▶

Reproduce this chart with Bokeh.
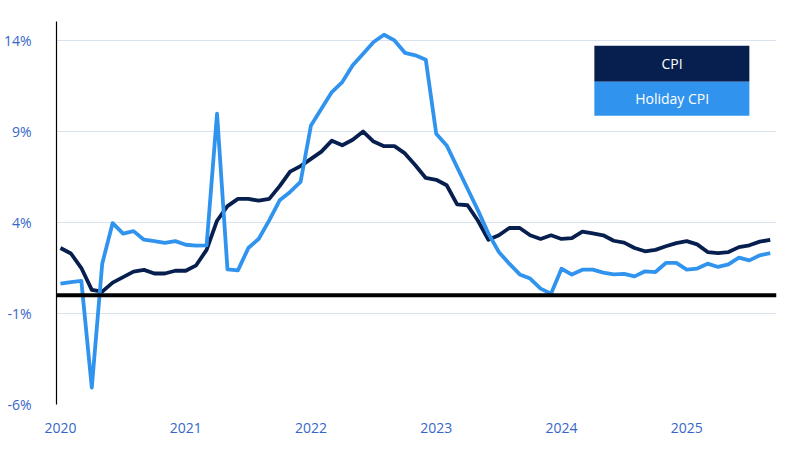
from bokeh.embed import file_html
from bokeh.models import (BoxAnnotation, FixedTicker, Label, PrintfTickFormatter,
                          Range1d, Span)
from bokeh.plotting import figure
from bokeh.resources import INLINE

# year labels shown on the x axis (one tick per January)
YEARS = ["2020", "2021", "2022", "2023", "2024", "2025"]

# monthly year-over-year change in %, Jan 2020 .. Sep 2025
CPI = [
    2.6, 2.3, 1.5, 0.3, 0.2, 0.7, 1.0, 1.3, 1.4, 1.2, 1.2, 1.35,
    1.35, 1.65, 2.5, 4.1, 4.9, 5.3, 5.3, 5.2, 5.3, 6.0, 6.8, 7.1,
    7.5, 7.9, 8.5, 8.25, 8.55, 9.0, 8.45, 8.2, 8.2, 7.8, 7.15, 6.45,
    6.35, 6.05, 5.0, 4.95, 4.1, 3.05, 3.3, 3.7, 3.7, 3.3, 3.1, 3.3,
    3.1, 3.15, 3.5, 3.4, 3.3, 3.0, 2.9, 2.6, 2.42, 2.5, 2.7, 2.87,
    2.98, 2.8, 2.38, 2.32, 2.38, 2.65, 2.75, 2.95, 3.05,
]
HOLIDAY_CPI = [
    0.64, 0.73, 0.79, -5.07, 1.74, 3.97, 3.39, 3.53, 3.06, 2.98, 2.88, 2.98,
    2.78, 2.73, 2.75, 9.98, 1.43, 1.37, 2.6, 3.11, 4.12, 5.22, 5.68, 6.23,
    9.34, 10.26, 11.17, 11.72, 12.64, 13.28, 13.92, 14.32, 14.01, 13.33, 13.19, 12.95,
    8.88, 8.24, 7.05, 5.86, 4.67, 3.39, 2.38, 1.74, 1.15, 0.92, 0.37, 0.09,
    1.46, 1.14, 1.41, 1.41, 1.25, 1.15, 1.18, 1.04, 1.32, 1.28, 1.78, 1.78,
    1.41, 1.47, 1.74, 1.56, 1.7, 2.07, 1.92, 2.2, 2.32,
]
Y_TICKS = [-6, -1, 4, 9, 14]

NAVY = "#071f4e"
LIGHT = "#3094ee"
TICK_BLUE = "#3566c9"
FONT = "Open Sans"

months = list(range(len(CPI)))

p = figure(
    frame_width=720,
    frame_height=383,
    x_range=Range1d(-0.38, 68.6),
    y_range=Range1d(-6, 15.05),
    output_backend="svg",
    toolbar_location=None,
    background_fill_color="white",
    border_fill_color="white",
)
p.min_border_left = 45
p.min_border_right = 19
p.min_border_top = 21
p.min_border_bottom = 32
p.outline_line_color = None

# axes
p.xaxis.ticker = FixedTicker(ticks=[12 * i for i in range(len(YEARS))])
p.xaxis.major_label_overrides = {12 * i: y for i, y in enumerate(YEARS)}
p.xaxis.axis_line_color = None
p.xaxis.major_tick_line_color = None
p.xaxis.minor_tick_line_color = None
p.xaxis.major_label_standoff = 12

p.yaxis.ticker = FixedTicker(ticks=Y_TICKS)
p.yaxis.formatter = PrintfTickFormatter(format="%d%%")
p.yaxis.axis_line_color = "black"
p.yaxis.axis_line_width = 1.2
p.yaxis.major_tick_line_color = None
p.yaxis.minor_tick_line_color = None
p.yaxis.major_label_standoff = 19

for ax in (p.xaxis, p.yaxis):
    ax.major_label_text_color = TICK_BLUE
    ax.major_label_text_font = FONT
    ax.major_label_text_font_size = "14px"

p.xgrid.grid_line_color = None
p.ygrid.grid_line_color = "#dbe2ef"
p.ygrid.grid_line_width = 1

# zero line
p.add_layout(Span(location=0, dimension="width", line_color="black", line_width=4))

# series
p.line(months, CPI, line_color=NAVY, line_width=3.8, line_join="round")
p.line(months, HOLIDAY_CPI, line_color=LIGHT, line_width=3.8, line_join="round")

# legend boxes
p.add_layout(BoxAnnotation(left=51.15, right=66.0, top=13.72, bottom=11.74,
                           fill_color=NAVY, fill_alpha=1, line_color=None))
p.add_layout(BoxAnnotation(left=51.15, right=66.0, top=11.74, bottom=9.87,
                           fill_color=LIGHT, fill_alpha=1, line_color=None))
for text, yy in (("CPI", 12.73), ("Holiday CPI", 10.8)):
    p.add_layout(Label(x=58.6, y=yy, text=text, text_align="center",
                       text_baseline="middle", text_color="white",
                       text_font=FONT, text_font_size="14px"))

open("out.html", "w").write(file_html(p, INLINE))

◀

▸ **Written task**
Omit every picture, then repeat the remaining data exactly as it appears above.

▸ **Result of the exercise**
Reproduce this chart with Bokeh.
from bokeh.embed import file_html
from bokeh.models import (BoxAnnotation, FixedTicker, Label, PrintfTickFormatter,
                          Range1d, Span)
from bokeh.plotting import figure
from bokeh.resources import INLINE

# year labels shown on the x axis (one tick per January)
YEARS = ["2020", "2021", "2022", "2023", "2024", "2025"]

# monthly year-over-year change in %, Jan 2020 .. Sep 2025
CPI = [
    2.6, 2.3, 1.5, 0.3, 0.2, 0.7, 1.0, 1.3, 1.4, 1.2, 1.2, 1.35,
    1.35, 1.65, 2.5, 4.1, 4.9, 5.3, 5.3, 5.2, 5.3, 6.0, 6.8, 7.1,
    7.5, 7.9, 8.5, 8.25, 8.55, 9.0, 8.45, 8.2, 8.2, 7.8, 7.15, 6.45,
    6.35, 6.05, 5.0, 4.95, 4.1, 3.05, 3.3, 3.7, 3.7, 3.3, 3.1, 3.3,
    3.1, 3.15, 3.5, 3.4, 3.3, 3.0, 2.9, 2.6, 2.42, 2.5, 2.7, 2.87,
    2.98, 2.8, 2.38, 2.32, 2.38, 2.65, 2.75, 2.95, 3.05,
]
HOLIDAY_CPI = [
    0.64, 0.73, 0.79, -5.07, 1.74, 3.97, 3.39, 3.53, 3.06, 2.98, 2.88, 2.98,
    2.78, 2.73, 2.75, 9.98, 1.43, 1.37, 2.6, 3.11, 4.12, 5.22, 5.68, 6.23,
    9.34, 10.26, 11.17, 11.72, 12.64, 13.28, 13.92, 14.32, 14.01, 13.33, 13.19, 12.95,
    8.88, 8.24, 7.05, 5.86, 4.67, 3.39, 2.38, 1.74, 1.15, 0.92, 0.37, 0.09,
    1.46, 1.14, 1.41, 1.41, 1.25, 1.15, 1.18, 1.04, 1.32, 1.28, 1.78, 1.78,
    1.41, 1.47, 1.74, 1.56, 1.7, 2.07, 1.92, 2.2, 2.32,
]
Y_TICKS = [-6, -1, 4, 9, 14]

NAVY = "#071f4e"
LIGHT = "#3094ee"
TICK_BLUE = "#3566c9"
FONT = "Open Sans"

months = list(range(len(CPI)))

p = figure(
    frame_width=720,
    frame_height=383,
    x_range=Range1d(-0.38, 68.6),
    y_range=Range1d(-6, 15.05),
    output_backend="svg",
    toolbar_location=None,
    background_fill_color="white",
    border_fill_color="white",
)
p.min_border_left = 45
p.min_border_right = 19
p.min_border_top = 21
p.min_border_bottom = 32
p.outline_line_color = None

# axes
p.xaxis.ticker = FixedTicker(ticks=[12 * i for i in range(len(YEARS))])
p.xaxis.major_label_overrides = {12 * i: y for i, y in enumerate(YEARS)}
p.xaxis.axis_line_color = None
p.xaxis.major_tick_line_color = None
p.xaxis.minor_tick_line_color = None
p.xaxis.major_label_standoff = 12

p.yaxis.ticker = FixedTicker(ticks=Y_TICKS)
p.yaxis.formatter = PrintfTickFormatter(format="%d%%")
p.yaxis.axis_line_color = "black"
p.yaxis.axis_line_width = 1.2
p.yaxis.major_tick_line_color = None
p.yaxis.minor_tick_line_color = None
p.yaxis.major_label_standoff = 19

for ax in (p.xaxis, p.yaxis):
    ax.major_label_text_color = TICK_BLUE
    ax.major_label_text_font = FONT
    ax.major_label_text_font_size = "14px"

p.xgrid.grid_line_color = None
p.ygrid.grid_line_color = "#dbe2ef"
p.ygrid.grid_line_width = 1

# zero line
p.add_layout(Span(location=0, dimension="width", line_color="black", line_width=4))

# series
p.line(months, CPI, line_color=NAVY, line_width=3.8, line_join="round")
p.line(months, HOLIDAY_CPI, line_color=LIGHT, line_width=3.8, line_join="round")

# legend boxes
p.add_layout(BoxAnnotation(left=51.15, right=66.0, top=13.72, bottom=11.74,
                           fill_color=NAVY, fill_alpha=1, line_color=None))
p.add_layout(BoxAnnotation(left=51.15, right=66.0, top=11.74, bottom=9.87,
                           fill_color=LIGHT, fill_alpha=1, line_color=None))
for text, yy in (("CPI", 12.73), ("Holiday CPI", 10.8)):
    p.add_layout(Label(x=58.6, y=yy, text=text, text_align="center",
                       text_baseline="middle", text_color="white",
                       text_font=FONT, text_font_size="14px"))

open("out.html", "w").write(file_html(p, INLINE))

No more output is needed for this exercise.